EXERCISE OBJECTIVE :: Go through the data below. List every line that holds the word "Python".

GIVEN RECORDS ::
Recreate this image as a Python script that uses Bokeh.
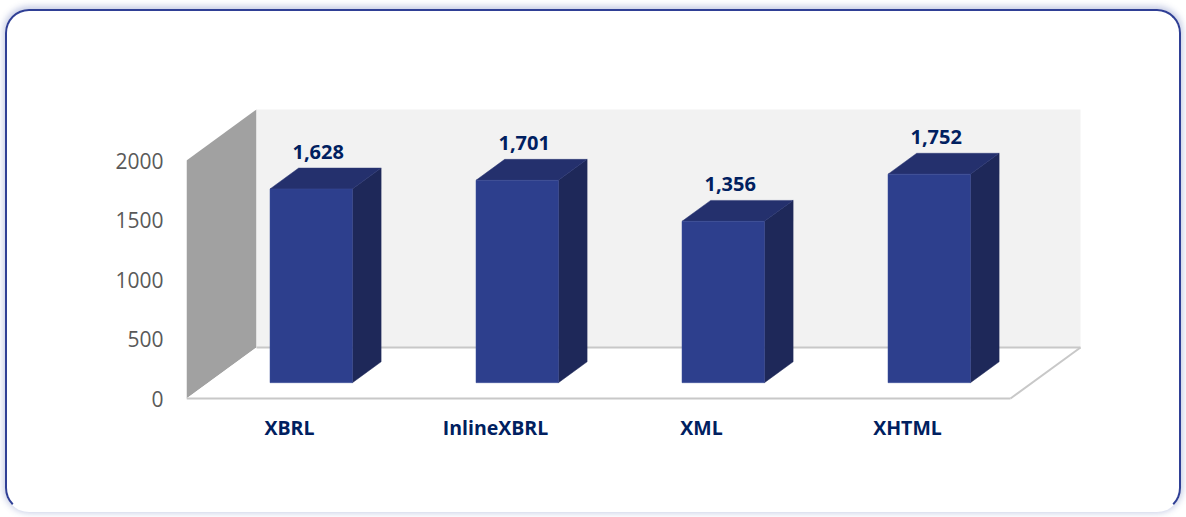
from bokeh.plotting import figure
from bokeh.models import Range1d, FixedTicker, ColumnDataSource
from bokeh.core.properties import value
from bokeh.embed import file_html
from bokeh.resources import INLINE

categories = ["XBRL", "InlineXBRL", "XML", "XHTML"]
counts = [1628, 1701, 1356, 1752]
count_labels = ["1,628", "1,701", "1,356", "1,752"]
y_ticks = [0, 500, 1000, 1500, 2000]

FONT = "Open Sans"
NAVY = "#002060"

# pixel geometry (px per data unit)
PX_X = 206.0
PX_Y = 0.119
DXU = 70.0 / PX_X      # depth of 3D box in x units
DYU = 51.0 / PX_Y      # depth of 3D box in y units
D0 = 0.31              # depth position of bar front face
DB = 0.41              # bar depth fraction
BW = 0.4               # bar width

W, H = 1176, 503
ML, MR, MT, MB = 179, 73, 9, 114
FW, FH = W - ML - MR, H - MT - MB

x_end = FW / PX_X
y_start = -2 / PX_Y
y_end = y_start + FH / PX_Y

p = figure(width=W, height=H, output_backend="svg", toolbar_location=None,
           x_range=Range1d(0, x_end), y_range=Range1d(y_start, y_end),
           min_border_left=ML, min_border_right=MR, min_border_top=MT, min_border_bottom=MB)
p.outline_line_color = None
p.background_fill_color = "white"
p.border_fill_color = None
p.border_fill_alpha = 0
p.xgrid.visible = False
p.ygrid.visible = False
p.margin = (9, 0, 0, 5)
p.styles = {
    "border": "2px solid #2f3f95",
    "border-bottom-color": "transparent",
    "border-radius": "24px",
    "box-shadow": "0 -1px 6px 2px rgba(70, 90, 170, 0.30)",
}

ymax = y_ticks[-1]
ncat = len(categories)

# left wall
p.patch([0, 0, DXU, DXU], [0, ymax, ymax + DYU, DYU], fill_color="#a1a1a1", line_color=None)
# back wall
p.quad(left=[DXU], right=[ncat + DXU], bottom=[DYU], top=[ymax + DYU],
       fill_color="#f2f2f2", line_color=None)
# floor
p.patch([0, ncat, ncat + DXU, DXU], [0, 0, DYU, DYU], fill_color="white", line_color=None)
p.multi_line([[0, ncat], [ncat, ncat + DXU], [DXU, ncat + DXU]],
             [[0, 0], [0, DYU], [DYU, DYU]], line_color="#c8c8c8", line_width=2)

# bars
centers = [i + 0.5 for i in range(ncat)]
lefts = [c - BW / 2 + D0 * DXU for c in centers]
rights = [l + BW for l in lefts]
bottoms = [D0 * DYU] * ncat
tops = [v + D0 * DYU for v in counts]
ddx, ddy = DB * DXU, DB * DYU

side_xs = [[r, r + ddx, r + ddx, r] for r in rights]
side_ys = [[b, b + ddy, t + ddy, t] for b, t in zip(bottoms, tops)]
top_xs = [[l, r, r + ddx, l + ddx] for l, r in zip(lefts, rights)]
top_ys = [[t, t, t + ddy, t + ddy] for t in tops]

p.patches(side_xs, side_ys, fill_color="#1e2859", line_color="#1e2859", line_width=0.5)
p.patches(top_xs, top_ys, fill_color="#24306d", line_color="#2a3675", line_width=0.5)
p.quad(left=lefts, right=rights, bottom=bottoms, top=tops,
       fill_color="#2d3f8d", line_color="#3a4c98", line_width=0.5)

# data labels
lab_src = ColumnDataSource(dict(
    x=[c + D0 * DXU for c in centers],
    y=[v + (D0 + DB) * DYU for v in counts],
    t=count_labels))
p.text(x="x", y="y", text="t", source=lab_src, x_offset=7, y_offset=-16,
       text_align="center", text_baseline="alphabetic",
       text_font=value(FONT), text_font_style="bold", text_font_size="20px",
       text_color=NAVY)

# axes
p.yaxis.ticker = FixedTicker(ticks=y_ticks)
p.yaxis.axis_line_color = None
p.yaxis.major_tick_line_color = None
p.yaxis.minor_tick_line_color = None
p.yaxis.major_label_text_font = FONT
p.yaxis.major_label_text_font_size = "21px"
p.yaxis.major_label_text_color = "#595959"
p.yaxis.major_label_standoff = 17

p.xaxis.ticker = FixedTicker(ticks=centers)
p.xaxis.major_label_overrides = {c: name for c, name in zip(centers, categories)}
p.xaxis.axis_line_color = None
p.xaxis.major_tick_line_color = None
p.xaxis.minor_tick_line_color = None
p.xaxis.major_label_text_font = FONT
p.xaxis.major_label_text_font_style = "bold"
p.xaxis.major_label_text_font_size = "19.5px"
p.xaxis.major_label_text_color = NAVY
p.xaxis.major_label_standoff = 7

open("out.html", "w").write(file_html(p, INLINE))
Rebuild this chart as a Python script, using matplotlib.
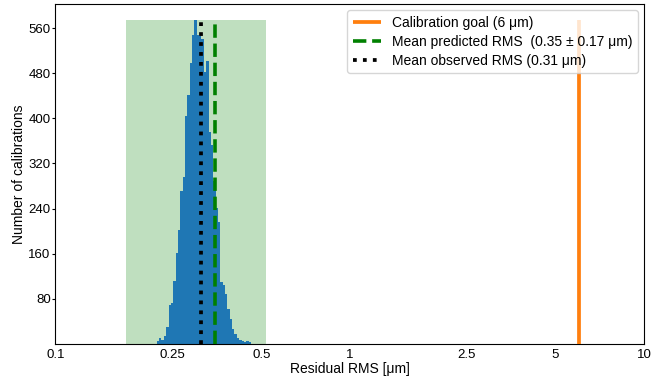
import matplotlib
matplotlib.use("Agg")
import matplotlib.pyplot as plt
import numpy as np

plt.rcParams['font.family'] = ['Liberation Sans', 'DejaVu Sans']
plt.rcParams['font.size'] = 10

# histogram of residual RMS, log bins (250 per two decades), bins 43..82
bin_first = 43
counts = [6, 11, 7, 14, 30, 69, 73, 112, 161, 202,
          271, 296, 404, 442, 499, 547, 574, 548, 546, 540,
          482, 501, 375, 352, 289, 241, 216, 110, 104, 89,
          62, 44, 27, 18, 11, 7, 6, 4, 5, 3]

goal = 6.0
pred_mean = 0.347
pred_std = 0.173
obs_mean = 0.311

xticks = [0.1, 0.25, 0.5, 1, 2.5, 5, 10]
xticklabels = ["0.1", "0.25", "0.5", "1", "2.5", "5", "10"]
yticks = [80, 160, 240, 320, 400, 480, 560]


def main():
    all_edges = np.logspace(-1, 1, 251)
    edges = all_edges[bin_first:bin_first + len(counts) + 1]
    top = max(counts)

    fig, ax = plt.subplots(figsize=(6.71, 3.82), dpi=100)
    fig.subplots_adjust(left=0.0827, right=0.96, bottom=0.0995, top=0.9895)

    ax.fill_between([pred_mean - pred_std, pred_mean + pred_std], 0, top,
                    color="green", alpha=0.25, linewidth=0, zorder=1)
    ax.hist(edges[:-1], bins=edges, weights=counts, color="C0", zorder=2)

    ax.vlines(goal, 0, top, color="C1", linewidth=2.7, zorder=3,
              label="Calibration goal (6 μm)")
    ax.vlines(pred_mean, 0, top, color="green", linestyle="--", linewidth=2.6,
              zorder=3, label="Mean predicted RMS  (0.35 ± 0.17 μm)")
    ax.vlines(obs_mean, 0, top, color="black", linestyle=":", linewidth=2.7,
              zorder=3, label="Mean observed RMS (0.31 μm)")

    ax.set_xscale("log")
    ax.set_xlim(0.1, 10)
    ax.set_ylim(0, top * 1.05)
    ax.set_xticks(xticks)
    ax.set_xticklabels(xticklabels)
    ax.minorticks_off()
    ax.set_yticks(yticks)
    ax.tick_params(axis="x", length=0, labelsize=9.5)
    ax.tick_params(axis="y", length=2.5, pad=1, labelsize=9.5)

    ax.set_xlabel("Residual RMS [μm]", labelpad=1)
    ax.set_ylabel("Number of calibrations", labelpad=1.5)
    ax.legend(loc="upper right", fontsize=10, labelspacing=0.35,
              borderaxespad=0.45)

    fig.savefig("out.png", dpi=100)


if __name__ == '__main__':
    main()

OUTPUT BELOW ::
Recreate this image as a Python script that uses Bokeh.
Rebuild this chart as a Python script, using matplotlib.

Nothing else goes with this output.